録音ってロマンティック

今回アルバムに収録した「なんて言えば」は仮のリズムトラックを聴きながら弾き語りしたのに楽器を足してみた。ギターのトラックには歌が被ってるし歌のトラックにはギターが被ってる。それを実際の位置関係に定位すると音像がリアリティーを持って立体的になる。被ってるというのが大事。50年代はスタジオライブのレコーディングがレコーディングだったわけで、ミュージシャンの集中力をもった演奏熱が音楽のリアリティーに寄与してると思う。

打ち込み(コンピューターにデータを打ち込み演奏させる)のも打ち込み師の熱が反映されるけれど、自分は演奏の「息」を録音するのにロマンを感じるのです。そしてそれを「聴いたことない音像」に仕上げていくエンジニアリングにもまたロマンを感じる。そこのところを一番感じるのが65年くらいからのビートルズのレコーディング。

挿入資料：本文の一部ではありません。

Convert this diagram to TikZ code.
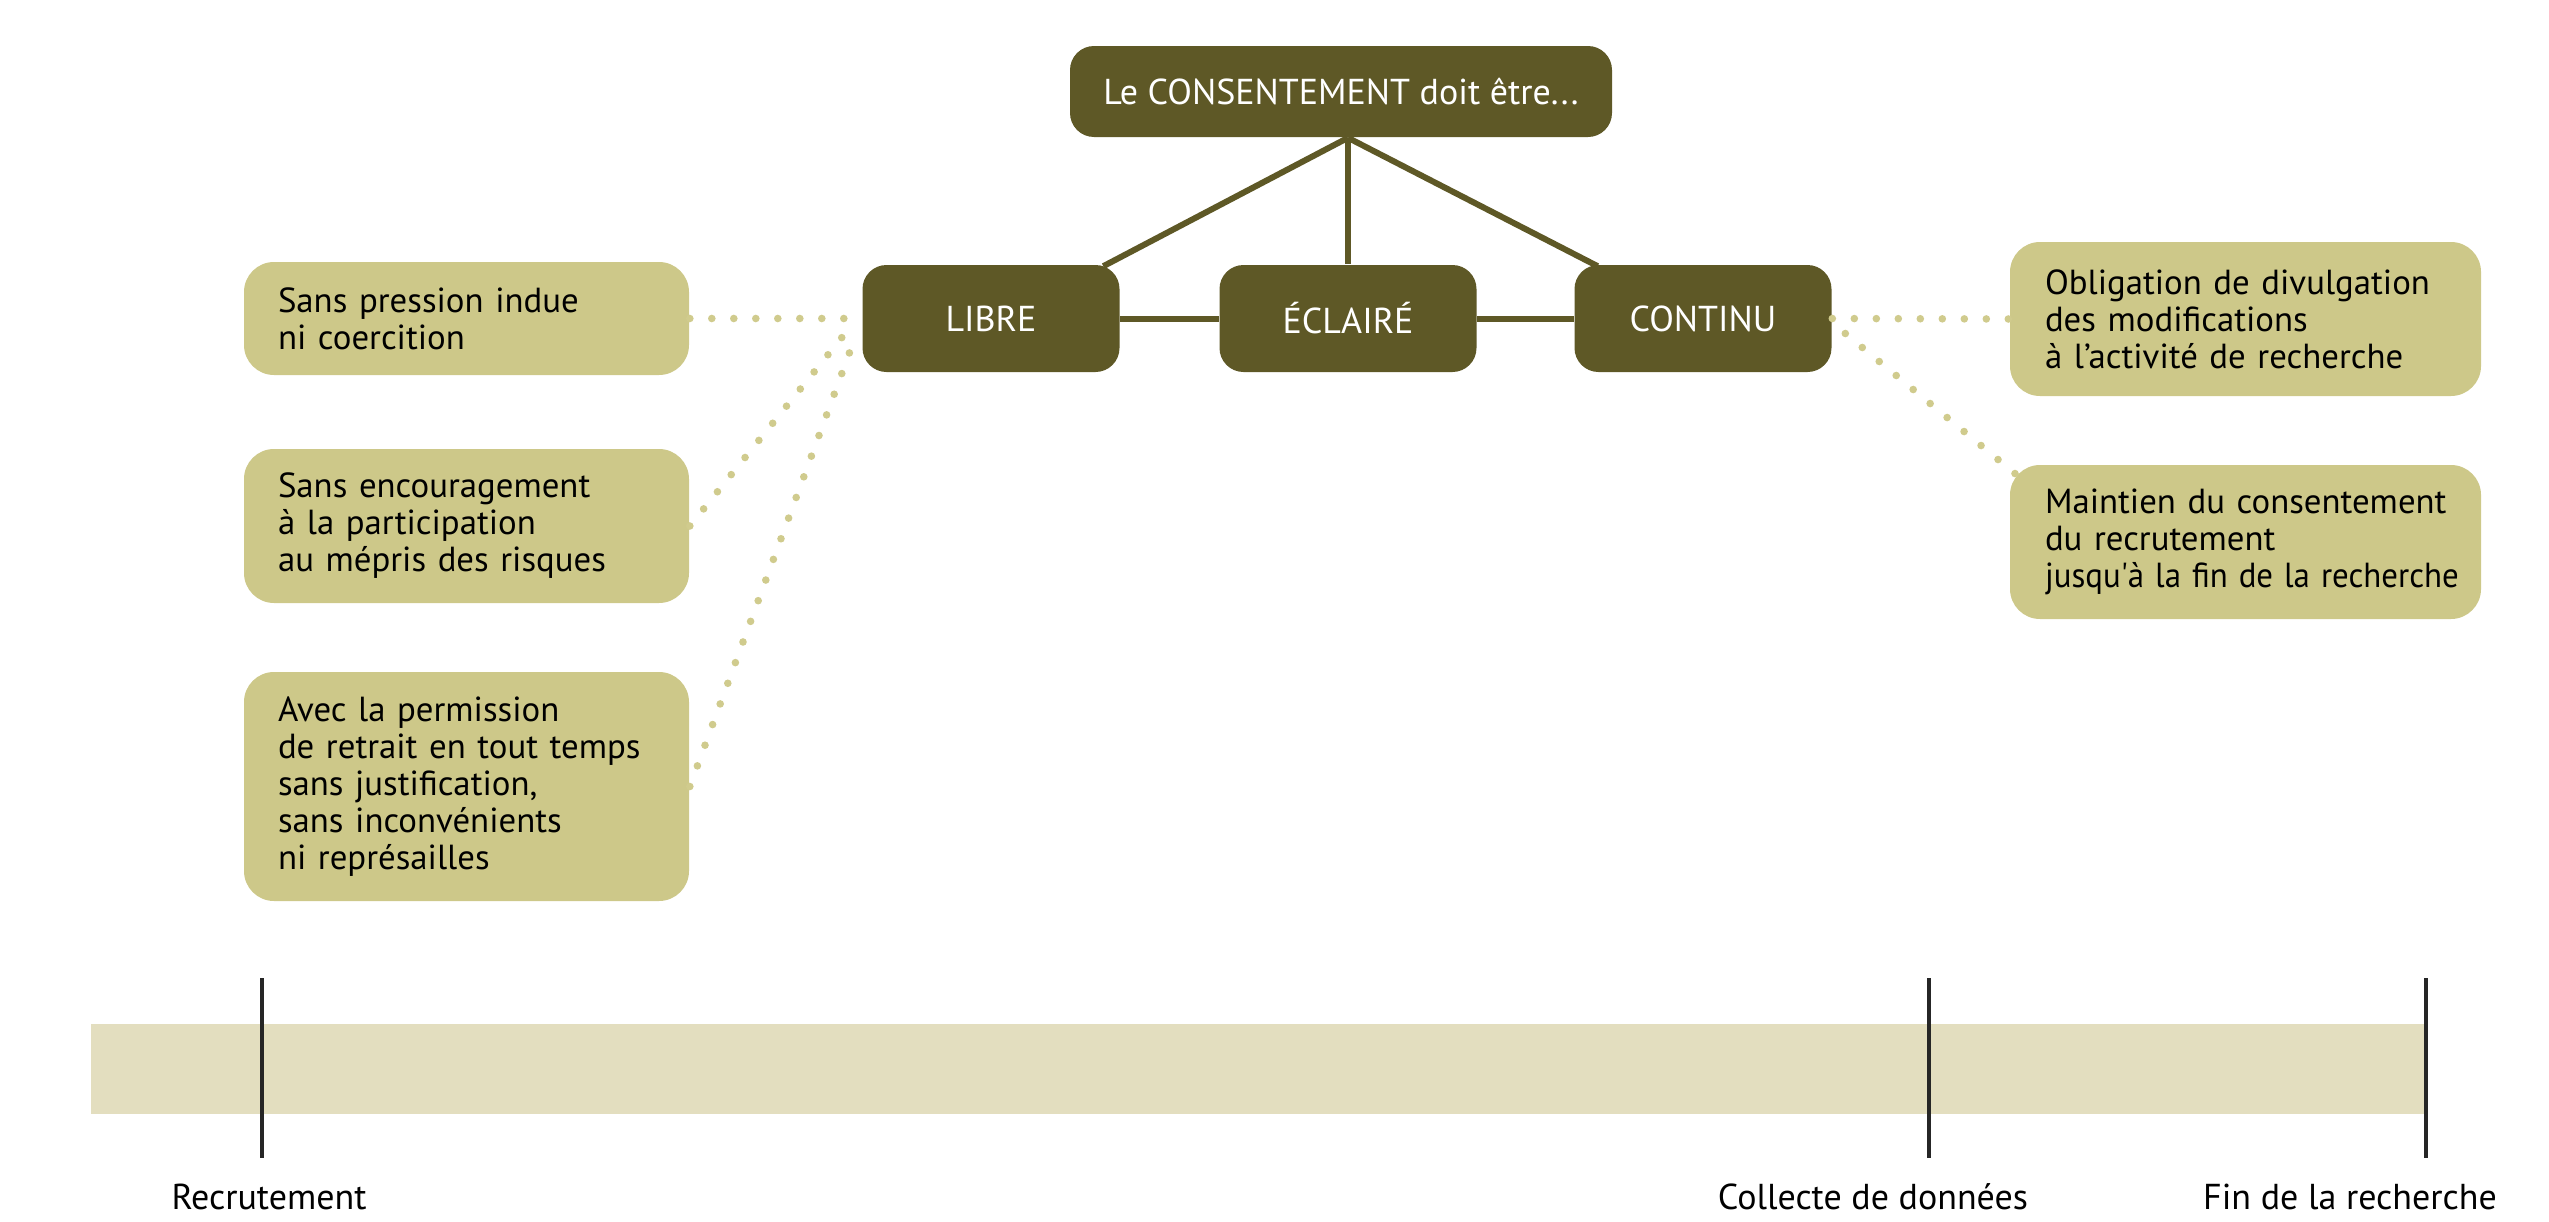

「tomorrow never knows」でジョンレノンは「スタジオの天井からロープでぶら下がって回されながら歌うのをマルチマイクで録音したらどうだろう?」と、レズリースピーカーに自らがなってみるような提案をしたという。実際にはやらなかったろうけど馬鹿ですね。でもその馬鹿さが駆動力となって面白い音像が生まれるところにすごくロマンを感じるし、ロマンがないと刺さる音楽は生まれないと思う。

ライブレコーディング+音像をこねくり回すアイディア、が楽しいね。

三密とか言ってたらできないし、お金もかかるし。でも21世紀なっても、いまだに生き生きした音楽をつくるための素晴らしいやり方のひとつだと思う。